Stimulation of activin receptor II signaling pathways inhibits differentiation of multiple gastric epithelial lineages.

Activins are TGFbeta family members known to mediate a variety of developmental events. We examined the effects of activins on the self-renewing epithelial lineages present in gastric units of the adult mouse stomach. These lineages are descended from multipotent stem cells located in the midportion of each unit. The stem cell and its immediate descendants can be identified by their morphological features. Studies of knockout mice lacking activins A or B, and/or activin type II receptors (ActRII) revealed that ActRII-mediated signaling is not required for normal gastric epithelial morphogenesis or homeostasis. Mice homozygous for a null allele of the alpha-inhibin gene (inha[m1/m1]) develop gonadal sex cord stromal tumors that secrete large amounts of activins A and B. Analysis of inha(m1/m1) mice, with or without gonads, established that supraphysiological levels of activins block differentiation of preparietal to acid-producing parietal cells, differentiation of neck cells to pepsinogen-producing zymogenic cells, and terminal differentiation of mucus-producing pit cells.
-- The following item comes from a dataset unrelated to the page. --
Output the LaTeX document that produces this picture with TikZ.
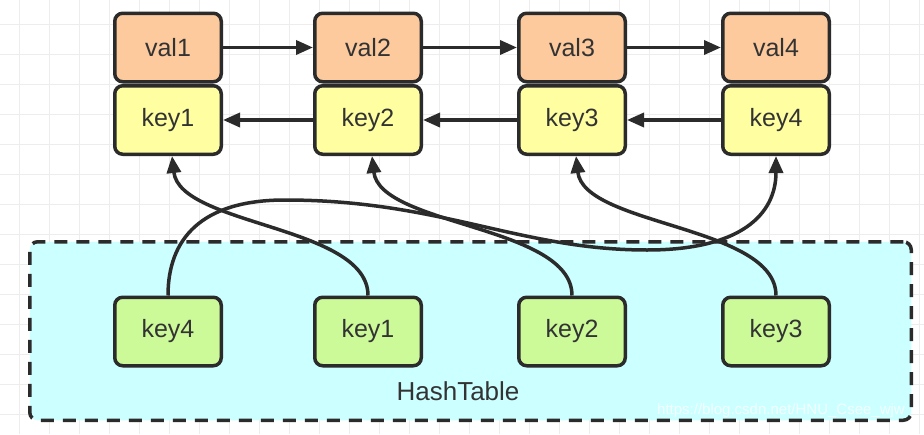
\documentclass[tikz,border=0pt]{standalone}
\usepackage{fontspec}
\setmainfont{Liberation Sans}
\usetikzlibrary{arrows.meta}
\definecolor{linec}{HTML}{2B2B2B}
\definecolor{textc}{HTML}{333333}
\definecolor{valc}{HTML}{FDCA9E}
\definecolor{keyc}{HTML}{FFFFA1}
\definecolor{hkc}{HTML}{CCFA99}
\definecolor{hashc}{HTML}{CCFFFF}
\definecolor{gridc}{HTML}{EDEDED}
\begin{document}
\begin{tikzpicture}[x=1pt,y=-1pt,
  box/.style={draw=linec, line width=3.5pt, rounded corners=8pt, minimum width=106.5pt, minimum height=68.5pt, inner sep=0pt, font=\fontsize{25}{29}\selectfont, text=textc},
  valbox/.style={box, fill=valc},
  keybox/.style={box, fill=keyc},
  hbox/.style={box, fill=hkc},
  hashframe/.style={draw=linec, fill=hashc, line width=3.5pt, rounded corners=8pt, dash pattern=on 13pt off 9pt, minimum width=881.5pt, minimum height=178.5pt, inner sep=0pt},
  link/.style={draw=linec, line width=3.5pt, -{Triangle[length=17pt,width=14pt]}},
]
\useasboundingbox (0,0) rectangle (924,434);
\fill[white] (0,0) rectangle (924,434);
% grid
\foreach \gx in {19,49,...,919} \draw[gridc, line width=1pt] (\gx,0) -- (\gx,434);
\foreach \gy in {24,54,...,434} \draw[gridc, line width=1pt] (0,\gy) -- (924,\gy);
% hash table
\node[hashframe] (ht) at (470.5,331) {};
\node[font=\fontsize{26}{30}\selectfont, text=textc] (htl) at (458,391) {HashTable};
% bottom keys
\node[hbox] (b1) at (168,331.5) {key4};
\node[hbox] (b2) at (368,331.5) {key1};
\node[hbox] (b3) at (572,331.5) {key2};
\node[hbox] (b4) at (776,331.5) {key3};
% top boxes
\node[valbox] (v1) at (168,47.5) {val1};
\node[valbox] (v2) at (368,47.5) {val2};
\node[valbox] (v3) at (572,47.5) {val3};
\node[valbox] (v4) at (776,47.5) {val4};
\node[keybox] (k1) at (168,120) {key1};
\node[keybox] (k2) at (368,120) {key2};
\node[keybox] (k3) at (572,120) {key3};
\node[keybox] (k4) at (776,120) {key4};
% curves
\draw[link] (b2.north) .. controls +(0,-70) and +(8,70) .. ([xshift=4pt]k1.south);
\draw[link] (b3.north) .. controls +(0,-70) and +(8,70) .. ([xshift=4pt]k2.south);
\draw[link] (b4.north) .. controls +(0,-70) and +(8,70) .. ([xshift=4pt]k3.south);
\draw[link] (b1.north) .. controls (168,240) and (200,200) .. (285,200)
  .. controls (440,200) and (520,250) .. (647,250)
  .. controls (740,250) and (776,215) .. (k4.south);
% straight links
\draw[link] (v1) -- (v2);
\draw[link] (v2) -- (v3);
\draw[link] (v3) -- (v4);
\draw[link] (k2) -- (k1);
\draw[link] (k3) -- (k2);
\draw[link] (k4) -- (k3);
% watermark
\node[text=white, opacity=0.75, font=\fontsize{15}{18}\selectfont] (wm) at (781,411) {https://blog.csdn.net/HNU\_Csee\_wjw};
\end{tikzpicture}
\end{document}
ActRII mRNA is normally present in pit, parietal, and zymogenic cells. inha(m1/m1)actRII(m1/m1) compound homozygotes develop activin-secreting gonadal tumors but have no abnormalities in their gastric epithelium, indicating that persistent stimulation of ActRII-dependent signaling pathways produces pleiotrophic effects on gastric epithelial differentiation. When a lineage-specific promoter is used to ablate mature parietal cells with an attenuated diphtheria toxin A fragment in transgenic mice, there is increased proliferation of the multipotent gastric stem cell and its committed daughters and subsequent development of gastric neoplasia. Parietal cell loss in inha(m1/m1) mice is not associated with this proliferative response. These different responses to parietal cell loss suggest that stimulation of ActRII-dependent signaling pathways in inha(m1/m1) animals affects the proliferative activity of the stem cell and its immediate descendents. This finding may have therapeutic significance.